Должен пояснить содержание этого термина, все еще мало распространенного. В научный обиход его ввел почти 90 лет назад выдающийся физиолог Алексей Алексеевич Ухтомский. Ему удалось объяснить странные реакции нервной системы животных при некоторых опытах, которые ставили ученых в тупик. Самцу лягушки в момент совокупления отрезают задние конечности, на что животное реагирует… усилением половой активности. Экспериментатор вводит иглу в мозговой центр собаки, заведующий двигательным аппаратом. Животное незадолго до опыта было накормлено, у него переполнен желудок, и, вместо того, чтобы рвануться с места и бежать, собака приседает, на задние лапы и с видимым удовольствием испражняется. В классическую теорию рефлексов такие опыты не укладывались.

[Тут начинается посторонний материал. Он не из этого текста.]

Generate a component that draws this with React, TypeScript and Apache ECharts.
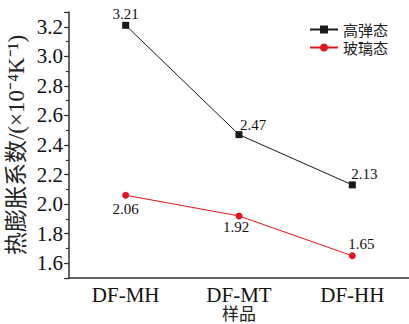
import React, { useEffect, useRef } from "react";
import * as echarts from "echarts";

const categories = ["DF-MH", "DF-MT", "DF-HH"];
const rubberyValues = [3.21, 2.47, 2.13];
const glassyValues = [2.06, 1.92, 1.65];
const seriesNames = ["高弹态", "玻璃态"];
const yAxisName = "热膨胀系数/(×10⁻⁴K⁻¹)";
const xAxisName = "样品";

const rubberyLabel: { off: [number, number]; dist: number }[] = [
  { off: [0, 0], dist: 0 },
  { off: [14, 0], dist: -1 },
  { off: [12, 0], dist: 0 },
];
const glassyLabel: { pos: string; off: [number, number]; dist: number }[] = [
  { pos: "bottom", off: [0, 0], dist: 3 },
  { pos: "bottom", off: [-3, 0], dist: 0 },
  { pos: "top", off: [9, 0], dist: 1 },
];

const FONT = "Liberation Serif";
const CJK = "Noto Sans CJK SC";

export default function App() {
  const ref = useRef<HTMLDivElement>(null);
  useEffect(() => {
    if (!ref.current) return;
    const chart = echarts.init(ref.current, undefined, { renderer: "svg" });
    const fmt = (v: number) => {
      if (Math.abs(v - 1.5) < 1e-6 || Math.abs(v - 3.3) < 1e-6) return "";
      return v.toFixed(1);
    };
    chart.setOption({
      animation: false,
      backgroundColor: "#ffffff",
      grid: {
        left: 69,
        right: 0,
        top: 12,
        bottom: 46,
        containLabel: false,
        outerBoundsMode: "none",
      },
      legend: {
        left: 309,
        top: 22,
        padding: 0,
        orient: "vertical",
        itemWidth: 28,
        itemHeight: 10,
        itemGap: 3,
        textStyle: { fontFamily: CJK, fontSize: 15, lineHeight: 15, color: "#222" },
        data: seriesNames,
      },
      xAxis: {
        type: "category",
        data: categories,
        boundaryGap: true,
        name: xAxisName,
        nameLocation: "middle",
        nameGap: 26,
        nameMoveOverlap: false,
        nameTextStyle: { fontFamily: CJK, fontSize: 17, lineHeight: 17, color: "#222" },
        axisLine: { lineStyle: { color: "#333", width: 1.5 } },
        axisTick: { alignWithLabel: true, length: 5, lineStyle: { color: "#333", width: 1.2 } },
        axisLabel: { fontFamily: FONT, fontSize: 21, color: "#111", margin: 6 },
        splitLine: { show: false },
      },
      yAxis: [
        {
          type: "value",
          min: 1.5,
          max: 3.3,
          splitNumber: 9,
          name: yAxisName,
          nameLocation: "middle",
          nameGap: 41,
          nameMoveOverlap: false,
          nameRotate: 90,
          nameTextStyle: { fontFamily: FONT + ", " + CJK, fontSize: 23, color: "#222" },
          axisLine: { show: true, lineStyle: { color: "#333", width: 1.5 } },
          axisTick: { show: true, length: 5, lineStyle: { color: "#333", width: 1.2 } },
          axisLabel: { fontFamily: FONT, fontSize: 21, color: "#111", margin: 6, formatter: fmt },
          splitLine: { show: false },
        },
        {
          type: "value",
          min: 1.5,
          max: 3.3,
          interval: 0.1,
          position: "left",
          axisLine: { show: false },
          axisTick: { show: true, length: 3, lineStyle: { color: "#333", width: 1.2 } },
          axisLabel: { show: false },
          splitLine: { show: false },
        },
      ],
      series: [
        {
          name: seriesNames[0],
          type: "line",
          yAxisIndex: 0,
          data: rubberyValues.map((v, i) => ({
            value: v,
            label: { position: "top", offset: rubberyLabel[i].off, distance: rubberyLabel[i].dist },
          })),
          symbol: "rect",
          symbolSize: 7,
          itemStyle: { color: "#1a1a1a" },
          lineStyle: { color: "#1a1a1a", width: 1 },
          label: {
            show: true,
            fontFamily: FONT,
            fontSize: 15,
            color: "#111",
            formatter: (p: any) => p.value.toFixed(2),
          },
        },
        {
          name: seriesNames[1],
          type: "line",
          yAxisIndex: 0,
          data: glassyValues.map((v, i) => ({
            value: v,
            label: {
              position: glassyLabel[i].pos,
              offset: glassyLabel[i].off,
              distance: glassyLabel[i].dist,
            },
          })),
          symbol: "circle",
          symbolSize: 7,
          itemStyle: { color: "#e3141b" },
          lineStyle: { color: "#e3141b", width: 1 },
          label: {
            show: true,
            fontFamily: FONT,
            fontSize: 15,
            color: "#111",
            formatter: (p: any) => p.value.toFixed(2),
          },
        },
      ],
    });
    return () => chart.dispose();
  }, []);
  return (
    <div
      ref={ref}
      style={{ position: "fixed", left: 0, top: 0, width: 409, height: 324 }}
    />
  );
}
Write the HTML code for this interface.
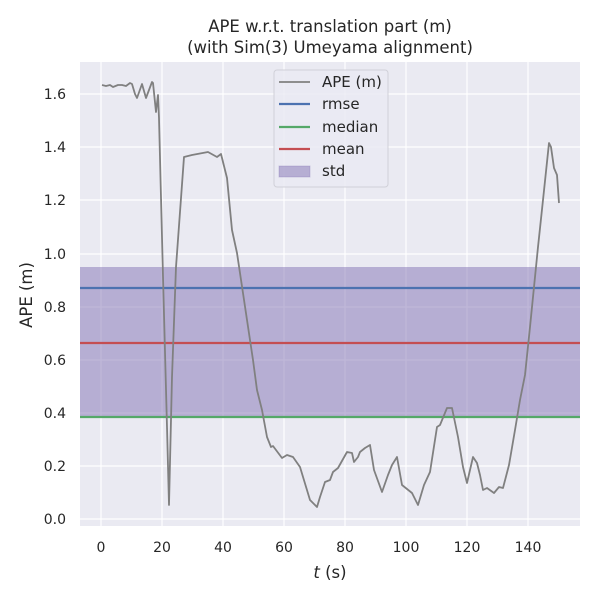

Ухтомский объяснил непонятные явления тем, что между нервными центрами, ответственными за разные функции организма, имеется связь, своего рода каналы, по которым раздражения, воздействующие на какой-либо центр, перетекает в тот, который ответственен за отправление функции, доминирующей в данный момент. Оказалось, что в неадекватности реакций есть глубокий приспособительный смысл. Организм подвергается множеству воздействий одновременно. Если бы на каждое из них он реагировал адекватно, то его бы просто разорвало. Нервная система действует как единое целое, беспорядочные воздействия упорядочиваются и переправляются в доминирующий центр, усиливая подконтрольную ему функцию и тормозя остальные.

В течение многих лет Ухтомский активно развивал свою теорию. Его работы публиковались в ведущих научных изданиях, он удостаивался почетных наград, в том числе наивысшей в то время премии имени В.И. Ленина, стал академиком. Посмертное собрание его научных трудов составило шесть увесистых томов. Однако такова была только часть его деятельности. И, возможно, не самая для него главная. Ибо нервная система и поведение животных его интересовали лишь постольку поскольку они открывали путь к познанию поведения человека, его взаимоотношению с миром и другими людьми.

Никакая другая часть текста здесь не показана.